What Went Wrong
Phoenix humidity in July runs around 15-20% at midday. Joint compound is designed for something closer to 40-50%. The math doesn't work in your favor.
My first coat went on reasonably well, but drying was uneven. The edges set up before the center, creating little ridges I had to sand down. The second coat was worse. I couldn't feather the edges fast enough; they were drying while I was still working the middle.
By the third coat, I was fighting the material instead of applying it. The compound got chunky on the knife, wouldn't spread smoothly, and left a texture like stucco instead of a clean surface. I ended up sanding most of it off and starting over.
The Compound Graveyard
I went through three buckets of joint compound trying to get one small patch right. The first bucket sat open too long while I figured out what I was doing wrong, and the whole thing skinned over. The second batch I thinned too much trying to buy time, and it ran down the wall. The third time I finally got it right, but only after some advice from a guy at the Mesa hardware store who'd clearly seen this before.
What Actually Works
The hardware store guy, Phil, gave me a list of Phoenix-specific tricks that salvaged the project.
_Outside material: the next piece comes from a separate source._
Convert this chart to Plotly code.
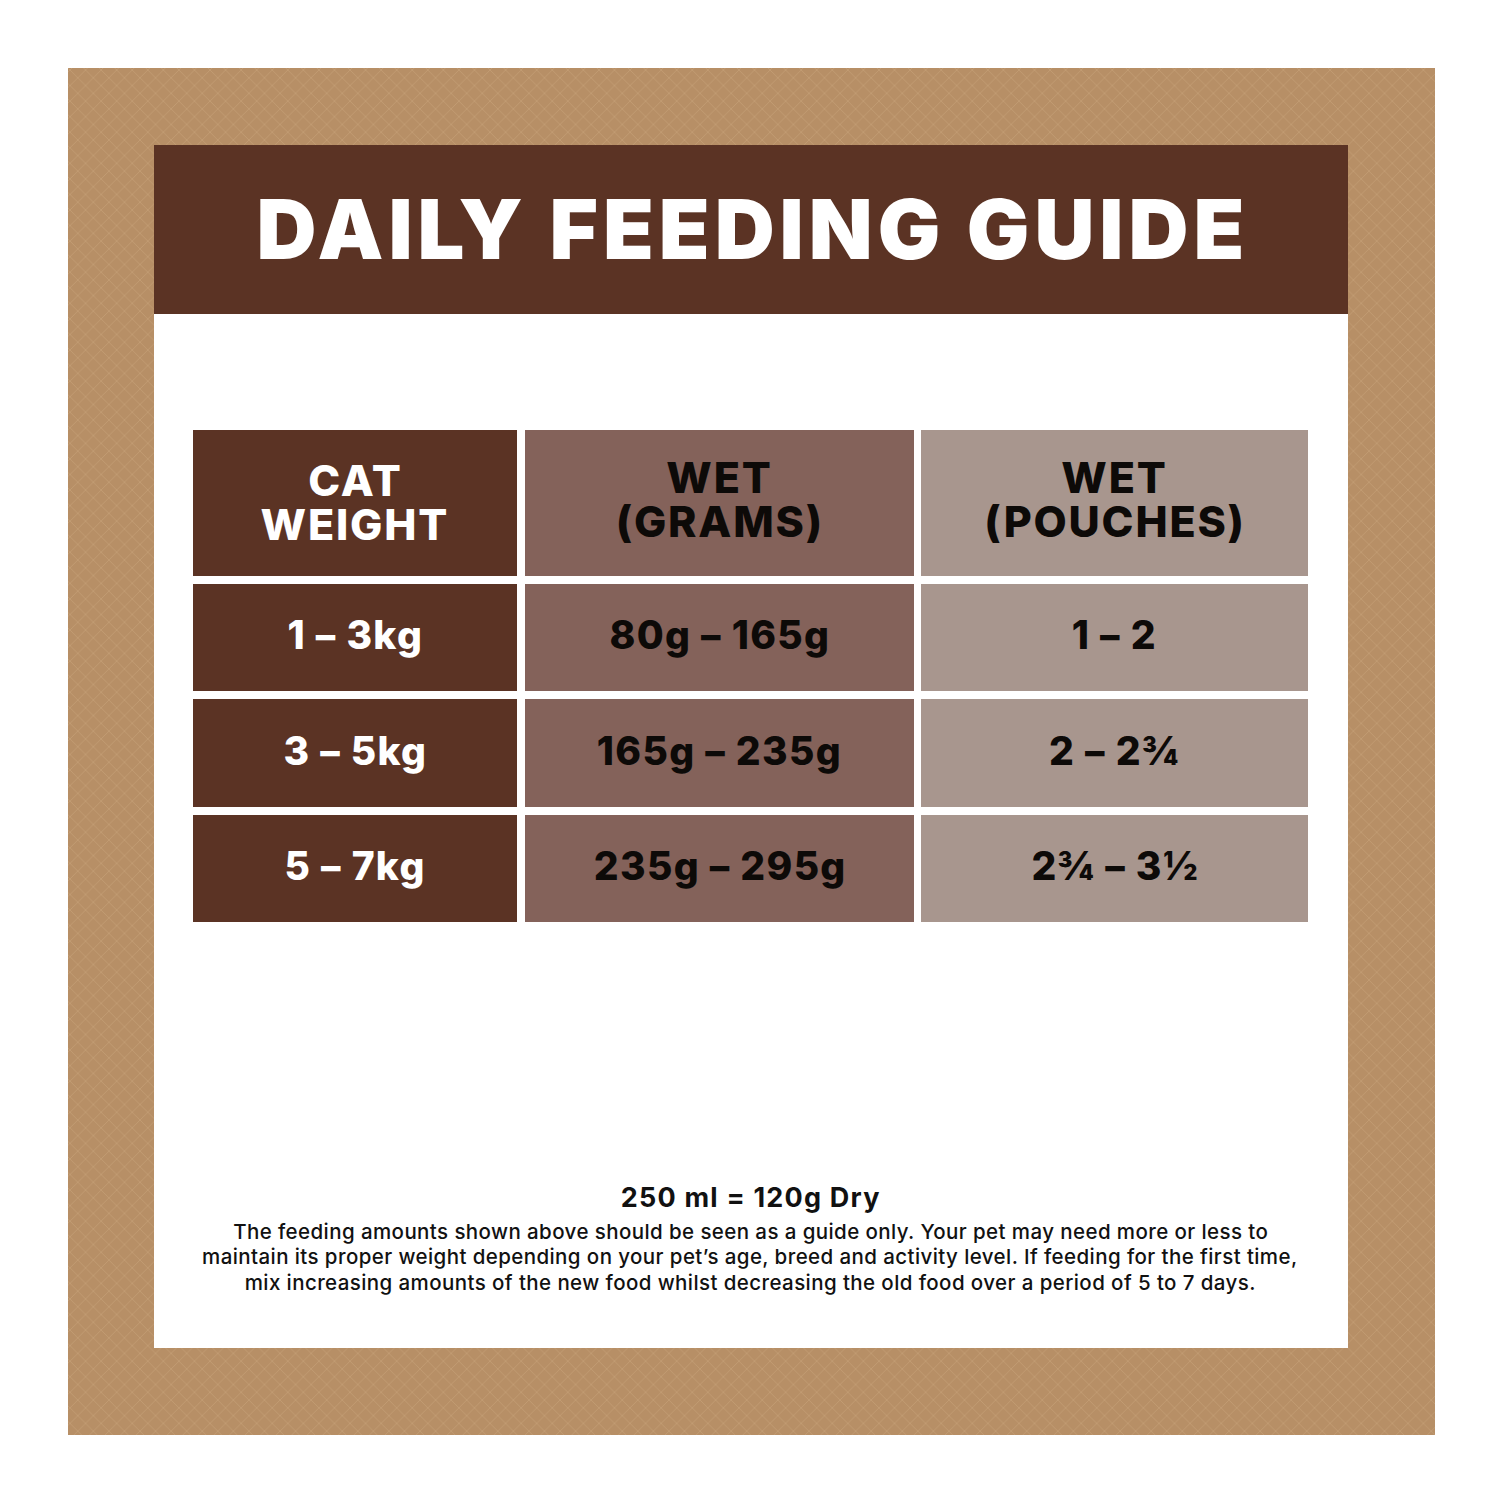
import plotly.graph_objects as go

TITLE = "DAILY FEEDING GUIDE"
HEADERS = [["CAT", "WEIGHT"], ["WET", "(GRAMS)"], ["WET", "(POUCHES)"]]
WEIGHTS = ["1 – 3kg", "3 – 5kg", "5 – 7kg"]
GRAMS = ["80g – 165g", "165g – 235g", "235g – 295g"]
POUCHES = ["1 – 2", "2 – 2¾", "2¾ – 3½"]
FOOT_HEAD = "250 ml = 120g Dry"
FOOT_LINES = [
    "The feeding amounts shown above should be seen as a guide only. Your pet may need more or less to",
    "maintain its proper weight depending on your pet’s age, breed and activity level. If feeding for the first time,",
    "mix increasing amounts of the new food whilst decreasing the old food over a period of 5 to 7 days.",
]
COL_EDGES = [(193, 517), (525, 914), (921, 1308)]
ROW_EDGES = [(430, 576), (584, 691), (699, 807), (815, 922)]
COL_FILL = ["#5b3324", "#84625a", "#a8968e"]
TXT_COL = ["#ffffff", "#0d0a08", "#0d0a08"]
FONT = "Inter, 'Open Sans', sans-serif"

fig = go.Figure()
# textured kraft frame
fig.add_trace(go.Bar(
    x=[751.5], y=[1367], base=[68], width=[1367], orientation="v",
    marker=dict(color="#b78f66", line_width=0,
                pattern=dict(shape="x", size=11, solidity=0.09,
                             fgcolor="#caa67e", bgcolor="#b78f66", fillmode="replace")),
    hoverinfo="skip", showlegend=False))

def rect(x0, y0, x1, y1, c):
    fig.add_shape(type="rect", x0=x0, x1=x1, y0=y0, y1=y1, fillcolor=c,
                  line_width=0, layer="above")

def text(x, y, s, size, color, weight=700):
    fig.add_annotation(x=x, y=y, text=s, showarrow=False, xanchor="center", yanchor="middle",
                       font=dict(family=FONT, size=size, color=color, weight=weight))

rect(154, 145, 1348, 1348, "#ffffff")
rect(154, 145, 1348, 314, "#5b3324")
text(752.5, 229, TITLE, 83, "#ffffff", 900)

columns = [WEIGHTS, GRAMS, POUCHES]
for c, (x0, x1) in enumerate(COL_EDGES):
    cx = (x0 + x1) / 2
    for (y0, y1) in ROW_EDGES:
        rect(x0, y0, x1, y1, COL_FILL[c])
    dy = 3 if c == 0 else 0
    text(cx, 477 + dy, HEADERS[c][0], 43, TXT_COL[c], 800)
    text(cx, 521 + dy, HEADERS[c][1], 43, TXT_COL[c], 800)
    for r, v in enumerate(columns[c]):
        y0, y1 = ROW_EDGES[r + 1]
        text(cx, (y0 + y1) / 2 - 3, v, 39, TXT_COL[c], 800)

text(750, 1197.5, FOOT_HEAD, 27, "#111111", 700)
for s, y in zip(FOOT_LINES, [1231, 1256, 1282]):
    text(750, y, s, 20.5, "#111111", 500)

fig.update_layout(
    width=1500, height=1500, margin=dict(l=0, r=0, t=0, b=0),
    paper_bgcolor="#ffffff", plot_bgcolor="#ffffff", showlegend=False,
    xaxis=dict(range=[0, 1500], visible=False, fixedrange=True),
    yaxis=dict(range=[1500, 0], visible=False, fixedrange=True),
)
SPACING_JS = """
document.body.style.margin='0';
var sp={83:5.0,43:1.8,39:1.3,27:1.2,20.5:0.41};
document.querySelectorAll('.annotation-text').forEach(function(t){
  var fs=parseFloat(t.style.fontSize);
  if(sp[fs]!==undefined){t.style.letterSpacing=sp[fs]+'px';}
});
"""
fig.write_html("out.html", post_script=SPACING_JS, config={"displayModeBar": False})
First, work early. Really early. I started at 6 AM before the house had time to heat up. The compound behaved normally in the morning cool.
Second, thin the compound slightly more than you would in a normal climate. Not runny, but looser than bucket consistency. This buys you working time.
Third, work in small sections. Instead of taping a whole seam at once, do two or three feet, smooth it, and move on. By the time you finish a section, the previous one is ready for the next coat.
Fourth, and this was the game-changer, put a humidifier in the room. A cheap evaporative humidifier from Walmart raised the room humidity from 20% to maybe 40%, and suddenly the compound acted like compound instead of quick-setting cement.
The Final Result
Once I adjusted my technique, the repair came out fine. Not perfect, but acceptable. The texture match to the orange peel on my walls wasn't great, but that's a separate issue from the heat problems.
Total cost for what should have been a $40 repair: about $120 in compound (three buckets, only one of which was usable), $35 for the humidifier, and probably $15 in extra sandpaper. Call it $170 in materials for a patch that would've cost maybe $150 to have done professionally.
When to Just Hire It Out
If I had to do significant drywall work in Phoenix during summer again, I'd hire a contractor. The pros here know the climate and have tricks I don't. They work fast enough that drying time isn't a factor, and they've got commercial humidifiers and other equipment that makes the job practical.
For small repairs, the early morning approach works. But anything bigger than a couple square feet in July or August? Save yourself the frustration.